# Babies, babies, EVERYWHERE



## wolfsnaps88 (Jan 2, 2012)

OK I won't post every time I get a litter, but I had to express my joy!


I currently keep my rabbits in a colony set up. I personally feel it is best for the rabbits. However, it is not best for me, I never really know if someone is pregnant by keeping does with a buck. Some people only keep females in colonies to avoid this but I am short on space so until I fix this, I have a buck with my does. A couple of days before both of my females had their babies, I started suspected they might be pregnant because they started to look fuller in the abdomen. 

This morning I saw my second suspected pregnant female do this:



Breeders call it hay stashing. Yep, she was making a nest. 

CAUGHT! I see what you did there, girlie!



I figured I COULD watch her and see if she delivers but I was tired and sometimes they make a nest a day or two before they give birth. So I went and took a nap. When I woke up and started my chores, I went to check and sure enough, just like her mama, she popped right away! Having done some research, colonies are actually great for babies (males and other females do NOT eat the babies, or so I am told). My last litter I was overly worried and brought the mama and babies inside. This litter I am going to allow to stay where it is and see the difference. (I did move this nest a little because mama picked a spot too close to the water bottle and I didn't want the nest to get wet. 

Here is the daddy rabbit checking out his new babies. 



I put them in my shirt to get a better picture (hard to see in the nest). 6 healthy babies! Not bad for a first time mom. That means I currently have 14 babies...LOL Now where to put them all???



There was 3 black and 3 tort. 2 of the black ones had stripes on their face. 




Having babies around is such a good time


----------



## lauren43 (Feb 6, 2011)

Can the males be housed together? Or do they fight? I'm just thinking if you had a female colony, the male would have to live alone correct?


----------



## wolfsnaps88 (Jan 2, 2012)

In my situation, the males would kill each other.
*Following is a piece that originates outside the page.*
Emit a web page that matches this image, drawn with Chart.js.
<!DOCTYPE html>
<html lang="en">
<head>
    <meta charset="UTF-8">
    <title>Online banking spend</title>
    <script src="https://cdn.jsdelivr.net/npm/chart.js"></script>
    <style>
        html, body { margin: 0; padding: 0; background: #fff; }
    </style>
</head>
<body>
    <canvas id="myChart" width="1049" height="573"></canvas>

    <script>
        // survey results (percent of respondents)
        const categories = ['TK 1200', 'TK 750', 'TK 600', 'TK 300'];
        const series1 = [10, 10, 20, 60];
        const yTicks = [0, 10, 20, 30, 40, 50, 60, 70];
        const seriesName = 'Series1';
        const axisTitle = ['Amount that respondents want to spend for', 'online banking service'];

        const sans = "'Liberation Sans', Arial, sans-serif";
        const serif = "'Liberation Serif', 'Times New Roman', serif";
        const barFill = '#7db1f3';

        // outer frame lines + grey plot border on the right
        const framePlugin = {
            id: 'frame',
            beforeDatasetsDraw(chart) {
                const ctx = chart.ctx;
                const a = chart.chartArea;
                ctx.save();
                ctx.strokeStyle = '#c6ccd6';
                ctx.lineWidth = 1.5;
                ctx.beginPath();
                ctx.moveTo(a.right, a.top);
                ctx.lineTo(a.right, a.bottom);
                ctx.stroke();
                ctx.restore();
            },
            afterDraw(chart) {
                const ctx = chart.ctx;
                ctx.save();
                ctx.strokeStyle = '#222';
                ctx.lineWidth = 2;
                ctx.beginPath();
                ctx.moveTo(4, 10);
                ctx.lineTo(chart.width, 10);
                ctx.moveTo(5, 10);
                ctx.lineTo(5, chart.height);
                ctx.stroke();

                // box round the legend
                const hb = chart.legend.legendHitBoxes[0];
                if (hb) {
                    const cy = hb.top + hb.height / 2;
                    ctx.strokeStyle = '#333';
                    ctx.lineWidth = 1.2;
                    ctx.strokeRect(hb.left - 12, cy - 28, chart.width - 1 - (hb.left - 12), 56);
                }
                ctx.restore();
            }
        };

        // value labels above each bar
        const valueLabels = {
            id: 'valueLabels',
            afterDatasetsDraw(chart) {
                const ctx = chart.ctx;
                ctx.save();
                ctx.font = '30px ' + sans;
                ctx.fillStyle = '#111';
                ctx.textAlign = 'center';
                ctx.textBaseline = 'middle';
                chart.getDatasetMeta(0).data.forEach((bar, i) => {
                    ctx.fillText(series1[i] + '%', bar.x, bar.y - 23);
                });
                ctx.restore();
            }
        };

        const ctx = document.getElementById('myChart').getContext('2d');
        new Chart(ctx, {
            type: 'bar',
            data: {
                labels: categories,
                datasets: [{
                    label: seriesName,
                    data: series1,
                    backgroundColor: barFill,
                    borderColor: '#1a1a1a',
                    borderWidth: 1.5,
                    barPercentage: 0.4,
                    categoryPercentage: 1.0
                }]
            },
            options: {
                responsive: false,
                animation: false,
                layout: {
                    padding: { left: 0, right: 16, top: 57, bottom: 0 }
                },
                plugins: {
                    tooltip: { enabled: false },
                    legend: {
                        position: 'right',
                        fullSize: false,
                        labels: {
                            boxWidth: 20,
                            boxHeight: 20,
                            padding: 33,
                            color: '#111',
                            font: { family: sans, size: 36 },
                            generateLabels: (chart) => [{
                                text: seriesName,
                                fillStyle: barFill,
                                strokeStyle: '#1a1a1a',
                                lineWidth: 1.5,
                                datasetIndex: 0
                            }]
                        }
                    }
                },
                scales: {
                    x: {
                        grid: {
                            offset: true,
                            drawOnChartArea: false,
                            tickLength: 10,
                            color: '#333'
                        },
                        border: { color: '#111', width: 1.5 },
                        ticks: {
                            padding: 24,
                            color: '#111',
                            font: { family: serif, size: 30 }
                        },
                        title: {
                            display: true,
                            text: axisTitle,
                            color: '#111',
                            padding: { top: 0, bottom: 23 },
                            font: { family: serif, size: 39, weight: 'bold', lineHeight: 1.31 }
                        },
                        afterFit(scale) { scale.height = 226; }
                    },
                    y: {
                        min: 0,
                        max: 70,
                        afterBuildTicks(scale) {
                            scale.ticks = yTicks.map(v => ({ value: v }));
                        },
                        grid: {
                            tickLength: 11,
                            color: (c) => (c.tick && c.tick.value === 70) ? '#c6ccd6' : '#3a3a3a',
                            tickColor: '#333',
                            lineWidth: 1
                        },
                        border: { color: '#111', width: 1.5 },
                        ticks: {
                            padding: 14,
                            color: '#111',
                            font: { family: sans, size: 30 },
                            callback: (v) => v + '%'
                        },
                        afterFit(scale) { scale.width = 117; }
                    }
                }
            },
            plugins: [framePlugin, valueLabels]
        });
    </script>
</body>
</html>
I plan to remove the tort male (the one that has been getting busy with my females) and putting up a divider in the shed. Then I will have 3 sections in the shed. I think when the babies are all a little bigger I will put them all together with the females. If it gets too crazy, I might modify a pvc tractor I have and grow them out in that. Will have to see how it goes. 

I was told females will help each other raise the babies so I would love to have multiple nests going to see how that goes. This is all a learning experience for me (with the rabbit's best interest in mind)


----------



## lauren43 (Feb 6, 2011)

I only ask because I know rabbits can be super territorial and some are just simply aggressive. I figured the males probably wouldn't get along while the females might.


----------



## meggels (May 30, 2010)

Oh cute baby bunnies...

Reminds me of my guinea pigs that gave birth when I was in high school. I took a quick shower and came out 15 minutes later to two baby guinea pigs lol. But guinea pigs are born with fur and eyes open....they just look like tiny miniature versions of adults lol.


----------



## wolfsnaps88 (Jan 2, 2012)

Yes I bred guinea pigs briefly several years ago. You would think since they are in the rodent family, that they would be born pink, blind, and helpless. But nope. They are born ready to rock! And adorable as all get out! 

These rabbits are growing so quickly, it is amazing to see. Or maybe I am just amused by the simple things?


----------